■ PROBLEM DESCRIPTION ■
Keep the pictures out of the copy and repeat the records exactly.

■ DATA TO PROCESS ■
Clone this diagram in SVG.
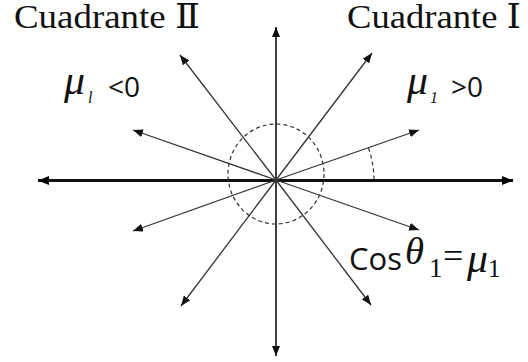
<svg xmlns="http://www.w3.org/2000/svg" width="528" height="362" viewBox="0 0 528 362">
<style>
.ray{stroke:#333;stroke-width:1.3;fill:none}
.axis{stroke:#111;stroke-width:1.6;fill:none}
.dash{stroke:#333;stroke-width:1.2;fill:none;stroke-dasharray:4 3}
.serif{font-family:"Liberation Serif","DejaVu Serif",serif;fill:#111}
.sans{font-family:"Open Sans","Liberation Sans",sans-serif;fill:#111}
.it{font-style:italic}
</style>
<defs>
<marker id="ah" viewBox="0 0 10 8" refX="10" refY="4" markerWidth="10" markerHeight="8" markerUnits="userSpaceOnUse" orient="auto">
<path d="M0,0 L10,4 L0,8 Z" fill="#111"/>
</marker>
<marker id="ahb" viewBox="0 0 11 9" refX="11" refY="4.5" markerWidth="11" markerHeight="9" markerUnits="userSpaceOnUse" orient="auto">
<path d="M0,0 L11,4.5 L0,9 Z" fill="#000"/>
</marker>
</defs>
<g id="connectors">
<line class="axis" x1="276" y1="180.5" x2="38" y2="180.5" style="stroke-width:3" marker-end="url(#ahb)"/>
<line class="axis" x1="276" y1="180.5" x2="513" y2="180.5" style="stroke-width:3" marker-end="url(#ahb)"/>
<line class="axis" x1="276" y1="180" x2="276" y2="27" marker-end="url(#ah)"/>
<line class="axis" x1="276" y1="180" x2="276" y2="356" marker-end="url(#ah)"/>
<line class="ray" x1="276" y1="180" x2="372" y2="53" marker-end="url(#ah)"/>
<line class="ray" x1="276" y1="180" x2="419" y2="130" marker-end="url(#ah)"/>
<line class="ray" x1="276" y1="180" x2="419" y2="230" marker-end="url(#ah)"/>
<line class="ray" x1="276" y1="180" x2="371" y2="305" marker-end="url(#ah)"/>
<line class="ray" x1="276" y1="180" x2="180" y2="55" marker-end="url(#ah)"/>
<line class="ray" x1="276" y1="180" x2="133" y2="130" marker-end="url(#ah)"/>
<line class="ray" x1="276" y1="180" x2="133" y2="231" marker-end="url(#ah)"/>
<line class="ray" x1="276" y1="180" x2="181" y2="306" marker-end="url(#ah)"/>
<ellipse class="dash" cx="276" cy="174" rx="48" ry="50"/>
<path class="dash" d="M368.5,148 A98,98 0 0 1 374,180"/>
</g>
<g id="labels">
<text class="serif" x="14" y="28" font-size="33" textLength="186" lengthAdjust="spacingAndGlyphs">Cuadrante Ⅱ</text>
<text class="serif" x="347" y="28" font-size="33" textLength="174" lengthAdjust="spacingAndGlyphs">Cuadrante Ⅰ</text>
<text class="serif it" x="64" y="94" font-size="40" textLength="21" lengthAdjust="spacingAndGlyphs">μ</text>
<text class="serif it" x="88" y="103" font-size="16">l</text>
<text class="sans" x="108" y="97" font-size="28">&lt;0</text>
<text class="serif it" x="407" y="94" font-size="40" textLength="21" lengthAdjust="spacingAndGlyphs">μ</text>
<text class="serif it" x="430" y="103" font-size="16">1</text>
<text class="sans" x="451" y="97" font-size="28">&gt;0</text>
<text class="sans" x="349" y="270" font-size="31">Cos</text>
<text class="serif it" x="405" y="264" font-size="38" textLength="19" lengthAdjust="spacingAndGlyphs">θ</text>
<text class="serif" x="429" y="277" font-size="27">1</text>
<text class="serif" x="443" y="268" font-size="36">=</text>
<text class="serif it" x="467" y="272" font-size="40" textLength="21" lengthAdjust="spacingAndGlyphs">μ</text>
<text class="serif" x="488" y="277" font-size="25">1</text>
</g>
</svg>
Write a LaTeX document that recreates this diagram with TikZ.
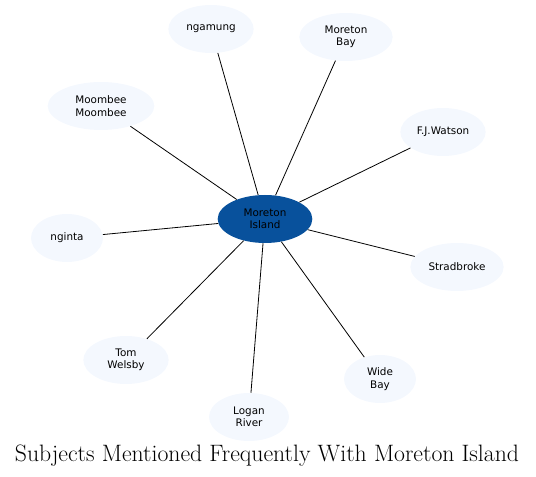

■ WRITTEN RESPONSE ■
Clone this diagram in SVG.
<svg xmlns="http://www.w3.org/2000/svg" width="528" height="362" viewBox="0 0 528 362">
<style>
.ray{stroke:#333;stroke-width:1.3;fill:none}
.axis{stroke:#111;stroke-width:1.6;fill:none}
.dash{stroke:#333;stroke-width:1.2;fill:none;stroke-dasharray:4 3}
.serif{font-family:"Liberation Serif","DejaVu Serif",serif;fill:#111}
.sans{font-family:"Open Sans","Liberation Sans",sans-serif;fill:#111}
.it{font-style:italic}
</style>
<defs>
<marker id="ah" viewBox="0 0 10 8" refX="10" refY="4" markerWidth="10" markerHeight="8" markerUnits="userSpaceOnUse" orient="auto">
<path d="M0,0 L10,4 L0,8 Z" fill="#111"/>
</marker>
<marker id="ahb" viewBox="0 0 11 9" refX="11" refY="4.5" markerWidth="11" markerHeight="9" markerUnits="userSpaceOnUse" orient="auto">
<path d="M0,0 L11,4.5 L0,9 Z" fill="#000"/>
</marker>
</defs>
<g id="connectors">
<line class="axis" x1="276" y1="180.5" x2="38" y2="180.5" style="stroke-width:3" marker-end="url(#ahb)"/>
<line class="axis" x1="276" y1="180.5" x2="513" y2="180.5" style="stroke-width:3" marker-end="url(#ahb)"/>
<line class="axis" x1="276" y1="180" x2="276" y2="27" marker-end="url(#ah)"/>
<line class="axis" x1="276" y1="180" x2="276" y2="356" marker-end="url(#ah)"/>
<line class="ray" x1="276" y1="180" x2="372" y2="53" marker-end="url(#ah)"/>
<line class="ray" x1="276" y1="180" x2="419" y2="130" marker-end="url(#ah)"/>
<line class="ray" x1="276" y1="180" x2="419" y2="230" marker-end="url(#ah)"/>
<line class="ray" x1="276" y1="180" x2="371" y2="305" marker-end="url(#ah)"/>
<line class="ray" x1="276" y1="180" x2="180" y2="55" marker-end="url(#ah)"/>
<line class="ray" x1="276" y1="180" x2="133" y2="130" marker-end="url(#ah)"/>
<line class="ray" x1="276" y1="180" x2="133" y2="231" marker-end="url(#ah)"/>
<line class="ray" x1="276" y1="180" x2="181" y2="306" marker-end="url(#ah)"/>
<ellipse class="dash" cx="276" cy="174" rx="48" ry="50"/>
<path class="dash" d="M368.5,148 A98,98 0 0 1 374,180"/>
</g>
<g id="labels">
<text class="serif" x="14" y="28" font-size="33" textLength="186" lengthAdjust="spacingAndGlyphs">Cuadrante Ⅱ</text>
<text class="serif" x="347" y="28" font-size="33" textLength="174" lengthAdjust="spacingAndGlyphs">Cuadrante Ⅰ</text>
<text class="serif it" x="64" y="94" font-size="40" textLength="21" lengthAdjust="spacingAndGlyphs">μ</text>
<text class="serif it" x="88" y="103" font-size="16">l</text>
<text class="sans" x="108" y="97" font-size="28">&lt;0</text>
<text class="serif it" x="407" y="94" font-size="40" textLength="21" lengthAdjust="spacingAndGlyphs">μ</text>
<text class="serif it" x="430" y="103" font-size="16">1</text>
<text class="sans" x="451" y="97" font-size="28">&gt;0</text>
<text class="sans" x="349" y="270" font-size="31">Cos</text>
<text class="serif it" x="405" y="264" font-size="38" textLength="19" lengthAdjust="spacingAndGlyphs">θ</text>
<text class="serif" x="429" y="277" font-size="27">1</text>
<text class="serif" x="443" y="268" font-size="36">=</text>
<text class="serif it" x="467" y="272" font-size="40" textLength="21" lengthAdjust="spacingAndGlyphs">μ</text>
<text class="serif" x="488" y="277" font-size="25">1</text>
</g>
</svg>
Write a LaTeX document that recreates this diagram with TikZ.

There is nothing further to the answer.